Мой любезнейший, дорогой мой Евгений Петрович, если бы что-нибудь на меня упало и сильно придавило, я бы, кажется, меньше был оглушен, нежели получивши твое письмо после двадцатилетней разлуки. Ведь мы не видались с тех пор, как ты вышел на поселение. Я до сих пор как будто в сомнении: вправду ли вы в России? И может ли это быть? Иногда я спрашиваю сам себя, как эти люди живут теперь там и что им чудится после Читы, Акатуя, Петровского завода. После всего этого — Москва, Калуга и так далее. Какие должны быть впечатления, воспоминания, встречи! Для меня все это фантазия, мечта. Ты спросишь меня, почему я сам не еду в Россию. С чем, как, куда, зачем — разбери все эти слова поодиночке, тогда и оправдаешь меня. Родных у меня нет — к кому я поеду? Видно, останусь я в Сибири один и буду сидеть на развалинах. Я и сам развалина не хуже Карфагена!
У вас, говорят, там какой-то прогресс, но я что-то плохо верю. Я даже еще хорошо не понял свободу крестьян. Что это такое: шутка или серьезная вещь? Постепенность, переходное состояние, благоразумная медленность — все это для меня такая философия, которой я никогда не понимал. Не понимаю, почему у помещиков нет любви к ближнему, почему, почему, многое я бы мог сказать почему, — но это оставим. Пусть делают что хотят, им же хуже будет, если что и случится! Одному удивляюсь: чтобы уничтожить несправедливость, нужны для этого время и формалистика какая-то. Но за что же навязывать крестьянам то, что им не нравится? Я вижу, что ты надеешься на будущее гражданское устройство по обещаниям. А я обещаниям и этому будущему устройству не верю: опекунство и благодеяния — тяжелая вещь.
Ты просил меня сообщить о моих товарищах по Южному и Славянскому обществу: где и когда кто из них арестован, кто жив и кто умер. Буду писать тебе понемногу, о ком и о чем припомню.
Из черниговцев живы Соловьев и Быстрицкий. Соловьев после амнистии уехал в Рязанскую губернию. Быстрицкий вернулся в свою Киевскую. Мозалевский умер на поселении.

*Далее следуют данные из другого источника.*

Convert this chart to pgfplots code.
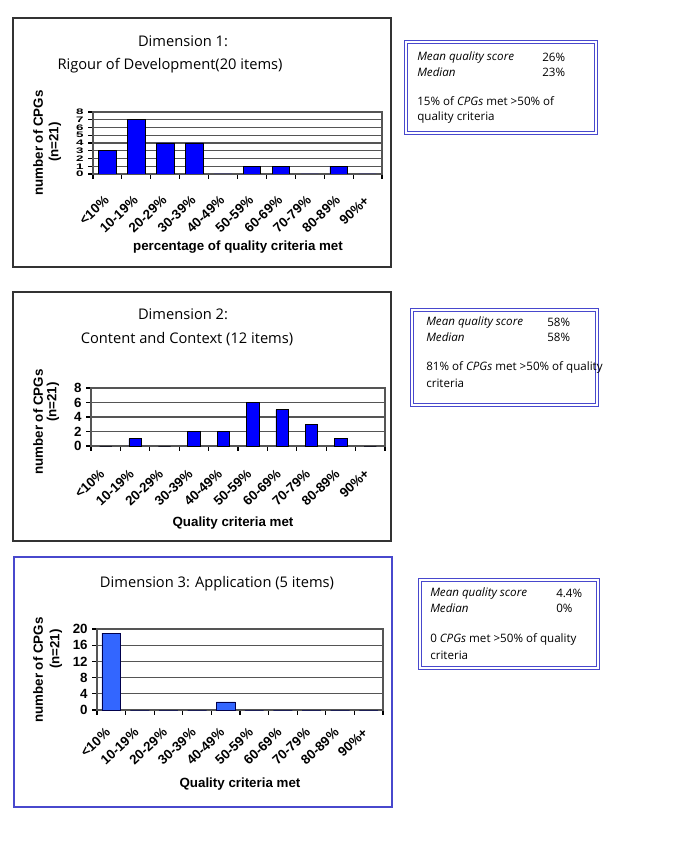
\documentclass[border=0pt]{standalone}
\usepackage{pgfplots}
\pgfplotsset{compat=1.18}
\usepackage{fontspec}
\setmainfont{Liberation Sans}
\newfontfamily\comic{Open Sans}

\definecolor{barblue}{RGB}{0,0,255}
\definecolor{barblueC}{RGB}{51,102,255}
\definecolor{boxblue}{RGB}{72,72,205}
\definecolor{gridgray}{RGB}{85,85,85}

\pgfplotsset{
  cpg/.style={
    scale only axis, anchor=south west,
    ybar, ymin=0, xmin=0, xmax=10,
    /pgf/number format/assume math mode=true,
    axis line style={gridgray, line width=0.9pt},
    ymajorgrids, grid style={gridgray, line width=1pt},
    tick align=outside, xtick pos=bottom, ytick pos=left,
    tick style={black, line width=0.8pt},
    major tick length=3.5pt,
    xtick={0,...,10}, x tick label as interval,
    xticklabels={<10\%,10-19\%,20-29\%,30-39\%,40-49\%,50-59\%,60-69\%,70-79\%,80-89\%,90\%+},
    y tick label style={font=\bfseries\fontsize{10}{10}\selectfont},
  },
  % #1 = down shift, #2 = side shift of the rotated category names
  xlab/.style 2 args={xticklabel style={yshift=#1, xshift=#2, rotate=43, anchor=north east,
      inner sep=0pt, font=\bfseries\fontsize{10}{11}\selectfont}},
}

\begin{document}
\begin{tikzpicture}
\begin{scope}[x=0.75pt, y=-0.75pt]
\useasboundingbox (0,0) rectangle (685,848);
\fill[white] (0,0) rectangle (685,848);

% frames
\draw[black!80, line width=0.9pt] (13,18) rectangle (391,267);
\draw[black!80, line width=0.9pt] (13,292) rectangle (391,541);
\draw[boxblue, line width=1pt] (14,557) rectangle (392,807);

% titles
\begin{scope}[font=\comic\fontsize{11}{13}\selectfont]
\node at (183,41) {Dimension 1:};
\node at (170,66) {Rigour of Development(20 items)};
\node at (183,314) {Dimension 2:};
\node at (187,339) {Content and Context (12 items)};
\node at (217,584) {Dimension 3: Application (5 items)};
\end{scope}

% axis labels
\begin{scope}[font=\bfseries\fontsize{10}{12}\selectfont]
\node[rotate=90] at (38,143) {number of CPGs};
\node[rotate=90] at (55,142) {(n=21)};
\node[rotate=90] at (38,422) {number of CPGs};
\node[rotate=90] at (53,402) {(n=21)};
\node[rotate=90] at (38,670) {number of CPGs};
\node[rotate=90] at (56,649) {(n=21)};
\node at (238,247) {percentage of quality criteria met};
\node at (233,523) {Quality criteria met};
\node at (240,784) {Quality criteria met};
\end{scope}

% summary boxes
\tikzset{sbox/.style={draw=boxblue, line width=0.7pt, double=white, double distance=1.6pt}}
\draw[sbox] (406,42) rectangle (596,133);
\draw[sbox] (412,310) rectangle (597,405);
\draw[sbox] (420,580) rectangle (598,668);
\begin{scope}[font=\comic\fontsize{8.7}{10}\selectfont, inner sep=0pt]
\node[anchor=west] at (417,57) {\itshape Mean quality score};
\node[anchor=west] at (542,57) {26\%};
\node[anchor=west] at (417,72) {\itshape Median};
\node[anchor=west] at (542,72) {23\%};
\node[anchor=west] at (417,101) {15\% of \textit{CPGs} met >50\% of};
\node[anchor=west] at (417,117) {quality criteria};

\node[anchor=west] at (426,322) {\itshape Mean quality score};
\node[anchor=west] at (547,322) {58\%};
\node[anchor=west] at (426,337) {\itshape Median};
\node[anchor=west] at (547,337) {58\%};
\node[anchor=west] at (426,367) {81\% of \textit{CPGs} met >50\% of quality};
\node[anchor=west] at (426,383) {criteria};

\node[anchor=west] at (430,593) {\itshape Mean quality score};
\node[anchor=west] at (556,593) {4.4\%};
\node[anchor=west] at (430,608) {\itshape Median};
\node[anchor=west] at (556,608) {0\%};
\node[anchor=west] at (430,639) {0 \textit{CPGs} met >50\% of quality};
\node[anchor=west] at (430,655) {criteria};
\end{scope}
\end{scope}

% Dimension 1
\begin{axis}[cpg, xlab={-12pt}{-3pt}, at={(69.75pt,-130.5pt)}, width=216.75pt, height=46.5pt,
  ymax=8, ytick={0,...,8}, bar width=0.61,
  y tick label style={yscale=0.6}]
\addplot[fill=barblue, draw=black, line width=0.5pt] coordinates {
  (0.5,3) (1.5,7) (2.5,4) (3.5,4) (4.5,0) (5.5,1) (6.5,1) (7.5,0) (8.5,1) (9.5,0)};
\end{axis}

% Dimension 2
\begin{axis}[cpg, xlab={-13pt}{-5pt}, at={(68.25pt,-334.5pt)}, width=220.5pt, height=43.5pt,
  ymax=8, ytick={0,2,...,8}, bar width=0.42]
\addplot[fill=barblue, draw=black, line width=0.5pt] coordinates {
  (0.5,0) (1.5,1) (2.5,0) (3.5,2) (4.5,2) (5.5,6) (6.5,5) (7.5,3) (8.5,1) (9.5,0)};
\end{axis}

% Dimension 3
\begin{axis}[cpg, xlab={-9pt}{-5pt}, at={(72.75pt,-532.5pt)}, width=214.5pt, height=60.75pt,
  ymax=20, ytick={0,4,...,20}, bar width=0.66]
\addplot[fill=barblueC, draw=black!70!blue, line width=0.5pt] coordinates {
  (0.5,19) (1.5,0) (2.5,0) (3.5,0) (4.5,2) (5.5,0) (6.5,0) (7.5,0) (8.5,0) (9.5,0)};
\end{axis}
\end{tikzpicture}
\end{document}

Печальнее всего была судьба Сухинова. После разбития Черниговского полка он собирался было бежать за границу, в Молдавию, но не мог перенести мысли, что его товарищи в кандалах, и вернулся в Кишинев, где и был арестован. В Нерчинском заводе он составил заговор, чтобы освободить всех каторжных и спастись на Амур. Но все было открыто одним предателем. Суд присудил его расстрелять, но он повесился на ремне в тюрьме, около печи.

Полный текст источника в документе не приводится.